Beyond free speech: the thin layer of regulation on native advertising
Wednesday, Jun 18, 2014, 08:41 PM | Source: The Conversation
In the endless drive to get people’s attention, advertising is going ‘native’, creeping in to places formerly reserved for editorial content. In this Native Advertising series we find out what it looks like, if readers can tell the difference, and more importantly, whether they care.
Native advertising delivers marketing content in a form that mimics editorial content. But despite the blurring of the lines between advertising and editorial, there are currently no public guidelines on how native advertising should function or look.
Advertising in Australia is self-regulated, with guidelines administered by the Advertising Standards Bureau and Advertising Standards Board - both focus on community standards in advertising.
Consumers can make complaints to these bodies when advertising fails to reach the necessary standards, and ultimately it’s up to the agencies to provide a clear stance on standards for advertising labelling. In the US for instance, the voluntary advertising self-regulation body has castigated some media outlets for “blurring the line between advertising and editorial content in any way which would confuse consumers”.

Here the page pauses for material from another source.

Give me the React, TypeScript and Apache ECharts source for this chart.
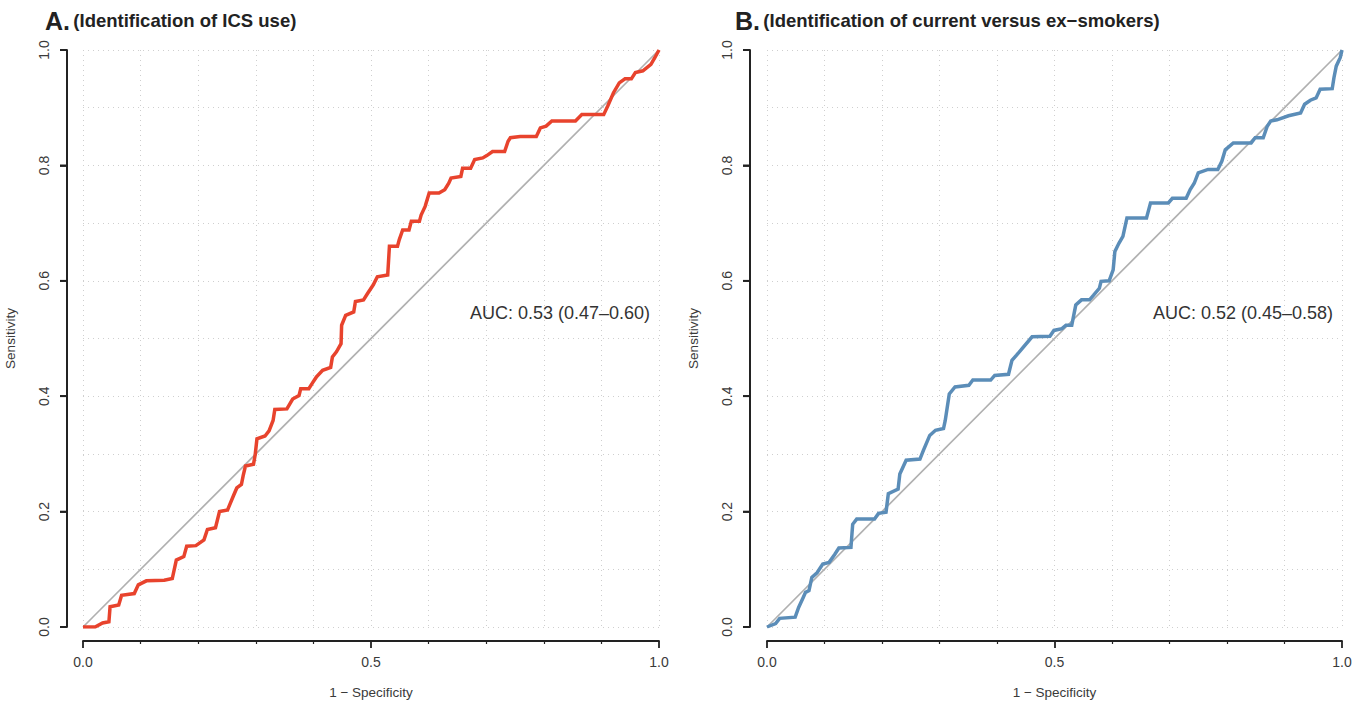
import React, { useEffect, useRef } from "react";
import * as echarts from "echarts";

// 1 - specificity, sensitivity pairs
const rocICS: number[][] = [
  [0, 0], [0.021, 0], [0.034, 0.007], [0.045, 0.009], [0.047, 0.035], [0.062, 0.038], [0.067, 0.055],
  [0.089, 0.058], [0.096, 0.073], [0.11, 0.08], [0.141, 0.081], [0.155, 0.084], [0.162, 0.116],
  [0.175, 0.122], [0.18, 0.14], [0.196, 0.141], [0.21, 0.151], [0.216, 0.169], [0.23, 0.172],
  [0.237, 0.2], [0.251, 0.203], [0.261, 0.227], [0.267, 0.241], [0.275, 0.247], [0.278, 0.262],
  [0.282, 0.279], [0.296, 0.282], [0.299, 0.299], [0.302, 0.326], [0.316, 0.331], [0.323, 0.34],
  [0.33, 0.358], [0.333, 0.377], [0.354, 0.378], [0.364, 0.395], [0.375, 0.401], [0.378, 0.413],
  [0.392, 0.413], [0.399, 0.424], [0.405, 0.433], [0.416, 0.445], [0.43, 0.45], [0.433, 0.468],
  [0.44, 0.477], [0.448, 0.491], [0.449, 0.523], [0.456, 0.54], [0.47, 0.546], [0.473, 0.564],
  [0.487, 0.567], [0.494, 0.578], [0.504, 0.593], [0.511, 0.607], [0.529, 0.61], [0.532, 0.66],
  [0.546, 0.66], [0.549, 0.671], [0.555, 0.688], [0.566, 0.688], [0.57, 0.703], [0.584, 0.703],
  [0.587, 0.714], [0.594, 0.729], [0.601, 0.752], [0.618, 0.752], [0.628, 0.758], [0.635, 0.769],
  [0.639, 0.778], [0.656, 0.781], [0.659, 0.795], [0.673, 0.795], [0.68, 0.81], [0.694, 0.813],
  [0.701, 0.817], [0.711, 0.824], [0.732, 0.824], [0.738, 0.842], [0.742, 0.848], [0.759, 0.85],
  [0.787, 0.85], [0.794, 0.865], [0.804, 0.868], [0.814, 0.877], [0.855, 0.877], [0.866, 0.888],
  [0.904, 0.888], [0.911, 0.903], [0.921, 0.926], [0.931, 0.943], [0.941, 0.95], [0.952, 0.95],
  [0.959, 0.961], [0.972, 0.964], [0.986, 0.975], [0.993, 0.987], [1, 1],
];

const rocSmokers: number[][] = [
  [0, 0], [0.015, 0.006], [0.022, 0.015], [0.049, 0.017], [0.055, 0.034], [0.063, 0.051], [0.067, 0.06],
  [0.073, 0.063], [0.078, 0.086], [0.087, 0.094], [0.097, 0.109], [0.108, 0.112], [0.118, 0.126],
  [0.125, 0.137], [0.146, 0.138], [0.149, 0.178], [0.156, 0.187], [0.187, 0.187], [0.194, 0.197],
  [0.207, 0.199], [0.211, 0.231], [0.228, 0.239], [0.231, 0.265], [0.242, 0.289], [0.266, 0.291],
  [0.272, 0.306], [0.283, 0.332], [0.293, 0.341], [0.307, 0.344], [0.31, 0.358], [0.317, 0.404],
  [0.327, 0.416], [0.351, 0.419], [0.358, 0.428], [0.389, 0.428], [0.396, 0.436], [0.42, 0.438],
  [0.426, 0.462], [0.434, 0.471], [0.444, 0.483], [0.461, 0.503], [0.492, 0.504], [0.499, 0.514],
  [0.513, 0.517], [0.52, 0.523], [0.53, 0.523], [0.537, 0.558], [0.547, 0.567], [0.561, 0.567],
  [0.568, 0.575], [0.578, 0.587], [0.581, 0.599], [0.595, 0.6], [0.602, 0.619], [0.605, 0.651],
  [0.612, 0.665], [0.619, 0.677], [0.626, 0.709], [0.66, 0.709], [0.667, 0.735], [0.698, 0.735],
  [0.705, 0.743], [0.729, 0.743], [0.736, 0.758], [0.743, 0.769], [0.75, 0.787], [0.767, 0.793],
  [0.784, 0.793], [0.791, 0.807], [0.797, 0.827], [0.811, 0.839], [0.842, 0.839], [0.849, 0.848],
  [0.863, 0.848], [0.87, 0.868], [0.876, 0.877], [0.887, 0.879], [0.907, 0.886], [0.928, 0.891],
  [0.935, 0.906], [0.945, 0.913], [0.955, 0.917], [0.962, 0.932], [0.983, 0.933], [0.986, 0.952],
  [0.99, 0.972], [0.997, 0.987], [1, 1],
];

const diagonal: number[][] = [[0, 0], [1, 1]];
const yTickValues = [0, 0.2, 0.4, 0.6, 0.8, 1.0];

const panelLetters = ["A.", "B."];
const panelTitles = ["(Identification of ICS use)", "(Identification of current versus ex\u2212smokers)"];
const aucLabels = ["AUC: 0.53 (0.47\u20130.60)", "AUC: 0.52 (0.45\u20130.58)"];
const xName = "1 \u2212 Specificity";
const yName = "Sensitivity";

const FONT = "'Liberation Sans', Arial, Helvetica, sans-serif";
const AXIS_COLOR = "#222";
const LABEL_COLOR = "#3a3a3a";
const GRID_COLOR = "#cfcfcf";

const gridsLayout = [
  { left: 83, top: 50, width: 576, height: 577 },
  { left: 767, top: 50, width: 575, height: 577 },
];
const yOffsets = [16, 17];
const Y_TICK_LEN = 7;

function xAxisFor(i: number) {
  return {
    gridIndex: i,
    type: "value",
    min: 0,
    max: 1,
    interval: 0.5,
    offset: 14,
    name: xName,
    nameLocation: "middle",
    nameGap: 44,
    nameTextStyle: { fontSize: 13.5, color: LABEL_COLOR, fontFamily: FONT },
    axisLine: { show: true, onZero: false, lineStyle: { color: AXIS_COLOR, width: 1.8 } },
    axisTick: { show: true, length: 7, lineStyle: { color: AXIS_COLOR, width: 1.8 } },
    minorTick: { show: true, splitNumber: 5, length: 3, lineStyle: { color: AXIS_COLOR, width: 1.2 } },
    axisLabel: {
      color: LABEL_COLOR,
      fontSize: 14,
      fontFamily: FONT,
      margin: 14,
      formatter: (v: number) => v.toFixed(1),
    },
    splitLine: { show: true, lineStyle: { type: [1, 4], color: GRID_COLOR, width: 1 } },
    minorSplitLine: { show: true, lineStyle: { type: [1, 4], color: GRID_COLOR, width: 1 } },
  };
}

function yAxisFor(i: number) {
  return {
    gridIndex: i,
    type: "value",
    position: "left",
    min: 0,
    max: 1,
    interval: 0.2,
    offset: yOffsets[i],
    name: yName,
    nameLocation: "middle",
    nameGap: 50,
    nameTextStyle: { fontSize: 13.5, color: LABEL_COLOR, fontFamily: FONT },
    axisLine: { show: true, onZero: false, lineStyle: { color: AXIS_COLOR, width: 1.8 } },
    axisTick: { show: true, length: Y_TICK_LEN, lineStyle: { color: AXIS_COLOR, width: 1.8 } },
    minorTick: { show: false, splitNumber: 2 },
    axisLabel: {
      color: LABEL_COLOR,
      fontSize: 14,
      fontFamily: FONT,
      margin: 16,
      rotate: 90,
      formatter: (v: number) => v.toFixed(1),
    },
    splitLine: { show: true, lineStyle: { type: [1, 4], color: GRID_COLOR, width: 1 } },
    minorSplitLine: { show: true, lineStyle: { type: [1, 4], color: GRID_COLOR, width: 1 } },
  };
}

export default function App() {
  const ref = useRef<HTMLDivElement>(null);

  useEffect(() => {
    document.body.style.margin = "0";
    document.body.style.overflow = "hidden";
    if (!ref.current) return;
    const chart = echarts.init(ref.current, null, { renderer: "svg" });

    const rocSeries = (idx: number, data: number[][], color: string) => ({
      type: "line",
      xAxisIndex: idx,
      yAxisIndex: idx,
      data,
      showSymbol: false,
      symbol: "none",
      silent: true,
      z: 3,
      lineStyle: { color, width: 3.5, join: "miter" },
    });
    const diagSeries = (idx: number) => ({
      type: "line",
      xAxisIndex: idx,
      yAxisIndex: idx,
      data: diagonal,
      showSymbol: false,
      symbol: "none",
      silent: true,
      z: 2,
      lineStyle: { color: "#b0b0b0", width: 1.7 },
    });

    const titleX = [45, 735];
    const aucRight = [650, 1333];

    const baseGraphics: any[] = [
      ...panelLetters.map((letter, i) => ({
        type: "text",
        left: titleX[i],
        top: 8,
        style: {
          text: `{a|${letter}} {b|${panelTitles[i]}}`,
          rich: {
            a: { fontSize: 25, fontWeight: "bold", fill: "#222", fontFamily: FONT },
            b: { fontSize: 18.5, fontWeight: "bold", fill: "#222", fontFamily: FONT },
          },
        },
      })),
      ...aucLabels.map((t, i) => ({
        type: "text",
        x: aucRight[i],
        y: 313,
        style: {
          text: t,
          fontSize: 18,
          fill: "#333",
          fontFamily: FONT,
          textAlign: "right",
          textVerticalAlign: "middle",
        },
      })),
    ];

    chart.setOption({
      animation: false,
      backgroundColor: "#ffffff",
      grid: gridsLayout.map((g) => ({ ...g, containLabel: false })),
      xAxis: [xAxisFor(0), xAxisFor(1)],
      yAxis: [yAxisFor(0), yAxisFor(1)],
      series: [
        diagSeries(0),
        rocSeries(0, rocICS, "#E8432D"),
        diagSeries(1),
        rocSeries(1, rocSmokers, "#5B8DB8"),
      ],
      graphic: baseGraphics,
    });

    // reinforce the offset y-axis lines and ticks, positioned through the axis scales
    const axisMarks: any[] = [];
    [0, 1].forEach((i) => {
      const p0 = chart.convertToPixel({ gridIndex: i }, [0, 0]) as number[];
      const p1 = chart.convertToPixel({ gridIndex: i }, [0, 1]) as number[];
      const x = p0[0] - yOffsets[i];
      axisMarks.push({
        type: "line",
        silent: true,
        shape: { x1: x, y1: p0[1], x2: x, y2: p1[1] },
        style: { stroke: AXIS_COLOR, lineWidth: 1.8 },
      });
      yTickValues.forEach((v) => {
        const p = chart.convertToPixel({ gridIndex: i }, [0, v]) as number[];
        axisMarks.push({
          type: "line",
          silent: true,
          shape: { x1: x - Y_TICK_LEN, y1: p[1], x2: x, y2: p[1] },
          style: { stroke: AXIS_COLOR, lineWidth: 1.8 },
        });
      });
    });
    chart.setOption({ graphic: [...baseGraphics, ...axisMarks] });

    return () => chart.dispose();
  }, []);

  return <div ref={ref} style={{ width: 1369, height: 707 }} />;
}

But another regulatory regime comes into play in this context – misleading or deceptive conduct in the Australian Consumer Law (formerly Trade Practices Act). This law is used to punish commercial dishonesty, including in advertising.
If consumers believe they have been deceived by false advertising they can complain to the ACCC which may go after the advertiser. And while failing to label paid content is unlikely to be considered misleading or deceptive, especially if the content does not directly mention the advertisers’ goods or services, there are unique repercussions for native advertisement if it turns out the content of the ad itself is misleading or deceptive.
There is no express right of free speech in Australia, but parliament recognises unimpeded speech is generally desirable and restrictions on speech require justification. Laws prohibiting misleading or deceptive advertising conduct are such a restraint on free speech, and a desirable one. But forcing news providers to avoid publishing misleading advertisements is extremely onerous.
The advertiser produces the ad, and sends it to the publisher who publishes it for a fee. The truth of advertisements is generally beyond the concern of a publisher. Many media organisations pursue this business model, so parliament recognises we should not punish the model - the liability should apply only to the party that actually makes the deceptive claim.
The Australian High Court recently endorsed this approach even in the case of internet search advertisements that were produced through a combination of advertiser content and Google algorithms.
When the news misleads
In 1984, a court found an Australian media organisation liable for misleading conduct in relation to its news coverage. Unlike defamation, there are no defences for misleading conduct – any party engaging in it is liable, there are no excuses.
Parliament became concerned that liability for misleading conduct in news could have disastrous consequences for free speech. Mistakes are sometimes made and certain columns or opinion might be problematic. Parliament therefore exempted “information providers” from this type of liability when they were publishing genuine content with a media “safe harbour”. As a result the law protects media outlets in the provision of genuine content, as well as if they are simply publishing advertisements without specifically endorsing them. This law attempts to balance the freedom to discuss news and public affairs, publishers’ business needs, and people’s rights to be protected from misleading information.
But what happens when the lines between genuine content and advertising are blurred?
We think about native advertising as something new and unique to the digital environment, but in fact media outlets (in particular through programs like A Current Affair and Today/Tonight) have been embedding advertising in content for a long time. To avoid engaging in this practice without consequences, the law exempts media agencies when they are simply passing on advertising information without adopting or endorsing it (imagine a classic newspaper advertisement or during a television commercial break), but not when publishing a “news” item about a product in exchange for payment. That is, if they have been paid to produce or endorse the advertising content.
This video later appeared as an ad for GoPro, and received media coverage, despite the fact the kitten died.
The limits of free speech
The rationale behind the balance is explicit. Parliament is saying free speech is a sufficient public good, that we will protect media outlets when they communicate the news in a way that may be deceptive or misleading. However, media companies lose that exemption as soon as they are trying to sell you something.
News purveyors are not permitted to use their privileged position to gain a commercial advantage that involves a deception. In such a case they should be in the same position as a regular company engaging in deceptive advertising. While a very complex area of law, the consequences of misleading or deceptive conduct in native advertising could be shared liability between the advertiser and a publisher.
Mavens of native advertising defend the practice by claiming it could produce content that is as entertaining, informative or educational as the best journalism in the world. Many journalists are relishing the opportunity to write professionally in a media environment overwhelmed with amateurs and other writers willing to work without payment.
Using one’s talent in the service of marketing and PR instead of true journalism is an attractive option when struggling to find paid work. But it is worth thinking about the long-term consequences of native advertising’s expansion, not just for publishing and journalism but also for our lives as information consumers.
Beyond regulating misleading or deceptive advertisements, it might also be time to seriously consider the consequences of this insidious privileging of commercial speech within the general communications hierarchy.